Using the Monitoring System

Step 1: Setup ClickHouse Tables

First, create the necessary tables and materialized views:

bin/console app:setup-monitoring-table --force

This creates:

  • monitoring_data table (stores raw request data)
  • monitoring_data_hourly table (stores aggregated statistics)
  • monitoring_data_hourly_mv materialized view (auto-aggregates on insert)

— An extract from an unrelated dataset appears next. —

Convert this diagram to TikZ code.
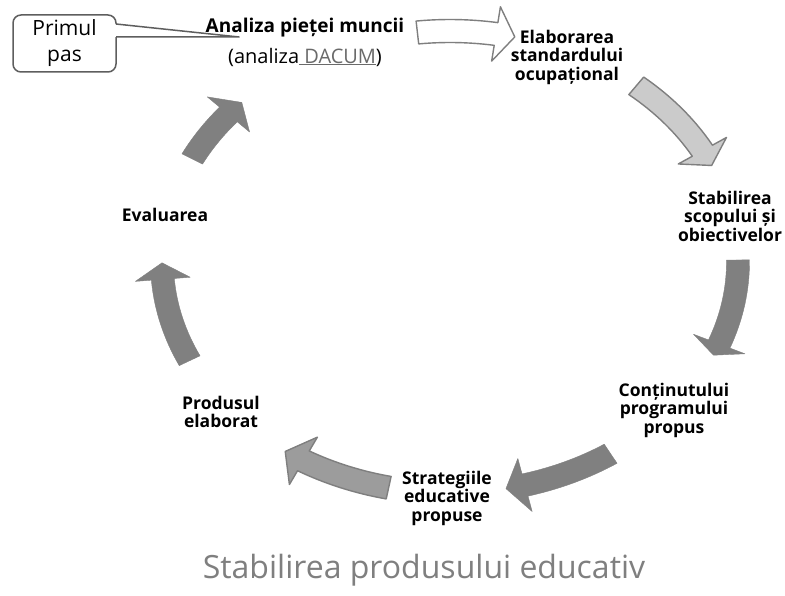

Step 2: Start the Messenger Worker

The monitoring system requires a running Messenger worker to process monitoring messages asynchronously:

bin/console messenger:consume async -vv

Important: Keep this worker running in the background. You can run it as a systemd service in production.

Step 3: Generate Traffic

Make HTTP requests to your application. The RequestMonitoringListener will automatically capture metrics for every request:

# Example: Make requests to the demo controller
curl http://localhost:8000/
curl http://localhost:8000/some-other-route

Step 4: Query Monitoring Statistics

Once you have collected some data, query the aggregated statistics:

# View all monitoring stats for the last 24 hours
bin/console app:query-monitoring-stats

# Filter by specific controller
bin/console app:query-monitoring-stats \
  --controller="App\Controller\RootController::index"

# Filter by status code
bin/console app:query-monitoring-stats --status-code=200

# Look back further (last 7 days)
bin/console app:query-monitoring-stats --hours=168

# Export as JSON
bin/console app:query-monitoring-stats --format=json

The output shows hourly aggregated statistics including:

  • Total requests per hour
  • Average/min/max request duration
  • Duration percentiles (p50, p95)
  • Average/min/max memory usage
  • Memory percentiles (p50, p95)

Prerequisites

  • PHP 8.2+
  • Symfony 7.3
  • Composer

Installation

  1. Clone the repository:
git clone <repository-url>
cd clickhouse-symfony
  1. Install dependencies:
composer install
  1. Configure environment variables in .env.local:
# Add connection strings for PostgreSQL, MySQL, MariaDB, Elasticsearch, and ClickHouse
# See .env for required variables

Quick Start

Run a complete benchmark test:

# 1. Setup tables
bin/console benchmark:setup-tables --force

# 2. Fill with 1 million data points
bin/console benchmark:fill-tables --quantity=1_000_000

# 3. Run simple aggregation benchmark
bin/console benchmark:query-avg

# 4. Run windowed aggregation benchmark
bin/console benchmark:query-avg-by-window --window="1 hour"